Never in those day dreamy times at the butcher counter in Whole Foods did I get excited that ground hamburger was on sale so we can make Hamburger Helper with it. No! That has not been my intention ever.



And while it may not be my intention, it is my reality.  Do you see?  Am I alone here?  Please, tell me I’m not.



When we look at this metaphorically the whole “grass fed, organic, I promise the cows were smiling all the way to the butcher meat” is my life’s intention.  It represents how I intend and try to live my life.  For myself.  For my family.  For God’s creation.  In my effort to be authentic.  To walk my talk.  To literally practice what I preach.  This brown wrapping bought on sale represents who I want to be.



But the Hamburger Helper?  That’s my reality.  Monday night meetings.  Baseball until 7:45pm.  Homework.  The chaos of the little brother who’s never been able to find his shoes.  That’s my reality. 



In that pan, was the combination of my intention and my reality, and I watched as my fifteen-year-old stirred, mixed and adjusted the heat because somewhere along the way, he learned how to mix my very best intention with our reality in a way that fed him.



For sure, you can look at life and consider the reality of Hamburger Helper to be subpar to what we dreamed of while at Whole Foods, or the thing you pinned from Pinterest.  Or you can realize that sometimes reality has this way of giving us these unexpected, unplanned and unanticipated things that maybe are even better than what we could ever have possibly imagined them to be. 
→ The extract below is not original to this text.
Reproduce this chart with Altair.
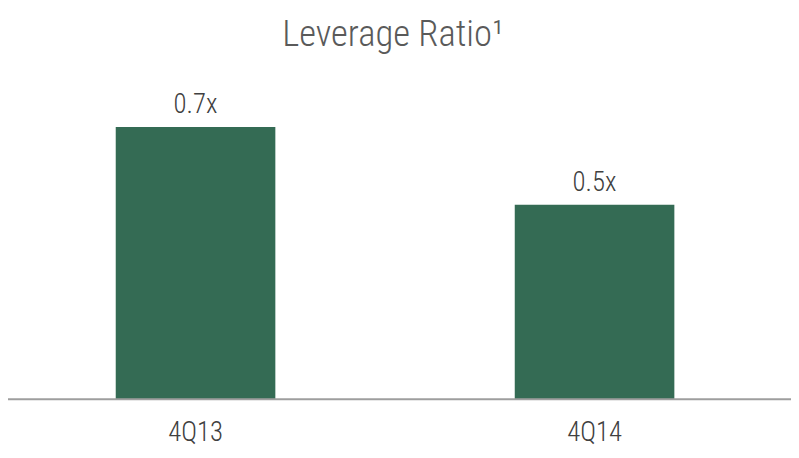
import altair as alt
import pandas as pd

# ---- data ----
periods = ["4Q13", "4Q14"]
leverage = [0.7, 0.5]
value_labels = ["0.7x", "0.5x"]
title_text = "Leverage Ratio\u00b9"

df = pd.DataFrame({"period": periods, "value": leverage, "label": value_labels})

FONT = "'Roboto Condensed', 'Liberation Sans Narrow', 'DejaVu Sans Condensed', sans-serif"
BAR = "#346B54"

W, H = 782, 314.4
PAD_TOP = 78.6

x = alt.X(
    "period:N",
    sort=periods,
    scale=alt.Scale(paddingInner=0.6, paddingOuter=0.27),
    axis=alt.Axis(
        title=None,
        domain=False,
        ticks=False,
        tickSize=0,
        grid=False,
        labelAngle=0,
        labelFont=FONT,
        labelFontSize=27,
        labelFontWeight=300,
        labelColor="#404040",
        labelPadding=21,
    ),
)
y = alt.Y("value:Q", scale=alt.Scale(domain=[0, 0.8]), axis=None)

base = alt.Chart(df)

bars = base.mark_bar(color=BAR).encode(x=x, y=y)

labels = base.mark_text(
    font=FONT, fontSize=27, fontWeight=300, color="#404040", baseline="alphabetic", dy=-14
).encode(x=x, y=y, text="label:N")

baseline = alt.Chart(pd.DataFrame({"v": [0]})).mark_rule(
    color="#9E9E9E", strokeWidth=2
).encode(y=alt.Y("v:Q", scale=alt.Scale(domain=[0, 0.8])), x=alt.value(-8), x2=alt.value(791))

title = alt.Chart(pd.DataFrame({"t": [title_text]})).mark_text(
    font=FONT, fontSize=37, fontWeight=300, color="#5A5A5A", baseline="alphabetic", align="center"
).encode(text="t:N", x=alt.value(389), y=alt.value(44 - 8 - PAD_TOP))

chart = (
    alt.layer(bars, labels, baseline, title)
    .properties(
        width=W,
        height=H,
        autosize=alt.AutoSizeParams(type="none"),
        padding={"left": 0, "top": PAD_TOP, "right": 9, "bottom": 49},
        background="white",
    )
    .configure_view(strokeWidth=0, stroke=None)
)

chart.save("out.html", embed_options={"renderer": "svg", "actions": False})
And life is about how you let that result of your reality move you.  It’s what you do when things come into focus and you become aware.


Your life probably has a mix like this.  Maybe it’s not Whole Foods meat and Hamburger Helper.  It’s probably something else.  But inside of your life there is this dichotomy of your intentions and your reality that you spend some time battling with and trying to come to peace with. 
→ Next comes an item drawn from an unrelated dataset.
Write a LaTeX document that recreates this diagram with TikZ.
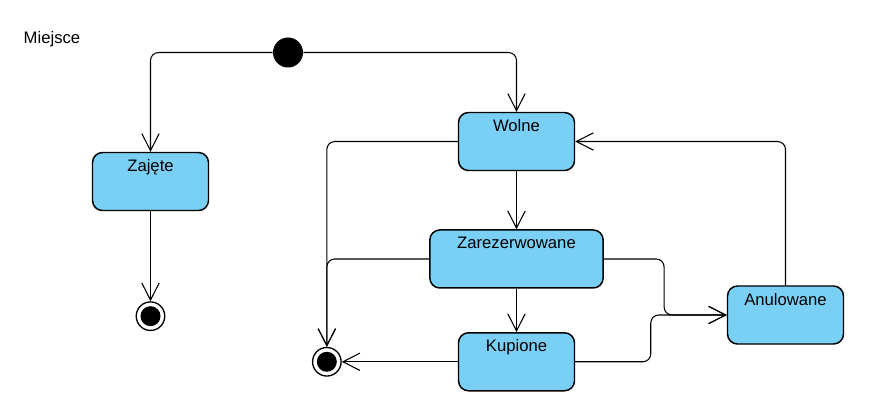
\documentclass[tikz,border=0pt]{standalone}
\usepackage{fontspec}
\setmainfont{Liberation Sans}
\usetikzlibrary{arrows.meta, positioning, calc}

\definecolor{stateblue}{RGB}{122,207,245}

\tikzset{
    state/.style={draw, line width=1.1pt, fill=stateblue, rounded corners=7.5pt,
        minimum width=87pt, inner xsep=0pt, inner ysep=5.25pt,
        text height=9pt, text depth=24pt},
    startdot/.style={circle, fill=black, minimum size=22.5pt, inner sep=0pt},
    enddot/.style={circle, draw, line width=1pt, minimum size=21.4pt, inner sep=0pt,
        path picture={\fill[black] (path picture bounding box.center) circle (7.5pt);}},
    flow/.style={line width=0.8pt, rounded corners=6pt,
        -{Straight Barb[length=12.75pt, width=13pt, line width=0.8pt]}}
}

\begin{document}
\begin{tikzpicture}[x=0.75pt, y=-0.75pt, every node/.style={font=\fontsize{12.5}{14}\selectfont}]
    \useasboundingbox (0,0) rectangle (884,408);

    \node (title) [anchor=west] at (19,39) {Miejsce};

    % states
    \node (start) [startdot] at (288,52.5) {};
    \node (zajete) [state] at (150.5,181.5) {Zajęte};
    \node (wolne) [state] at (516.5,141.5) {Wolne};
    \node (zarez) [state, minimum width=130pt, below=43.5pt of wolne] {Zarezerwowane};
    \node (kupione) [state, below=32.5pt of zarez] {Kupione};
    \node (anul) [state] at (785.5,315) {Anulowane};

    % final states
    \node (end1) [enddot, below=67.5pt of zajete] {};
    \node (end2) [enddot, left=87pt of kupione] {};

    % transitions
    \draw[flow] (start.west) -| (zajete.north);
    \draw[flow] (start.east) -| (wolne.north);
    \draw[flow] (zajete.south) -- (end1.north);
    \draw[flow] (wolne.west) -| (end2.north);
    \draw[flow] (zarez.west) -| (end2.north);
    \draw[flow] (wolne.south) -- (zarez.north);
    \draw[flow] (zarez.south) -- (kupione.north);
    \draw[flow] (kupione.west) -- (end2.east);
    \draw[flow] (zarez.east) -| ([xshift=-47pt]anul.west) -- (anul.west);
    \draw[flow] (kupione.east) -| ([xshift=-57pt]anul.west) -- (anul.west);
    \draw[flow] (anul.north) |- (wolne.east);

\end{tikzpicture}
\end{document}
And the battle usually comes from some part of our lives that we cherish and want to get right.  What I’d like to remind you is of the love and grace that we are given along the way.  We are to love ourselves in the way that Christ loves us.  We are to see ourselves as chosen children of God, in the same way that Christ sees us.  Full of grace.  Only for who we are.  In our intentions, and in our realities.  And in those moments when the lens adjust and life becomes clear, we see the beauty when our intentions and reality not only mix, but feed the people we love. 



May God’s grace remind you that your intentions are beautiful, and so is the reality that they live in, with and even in spite of at times.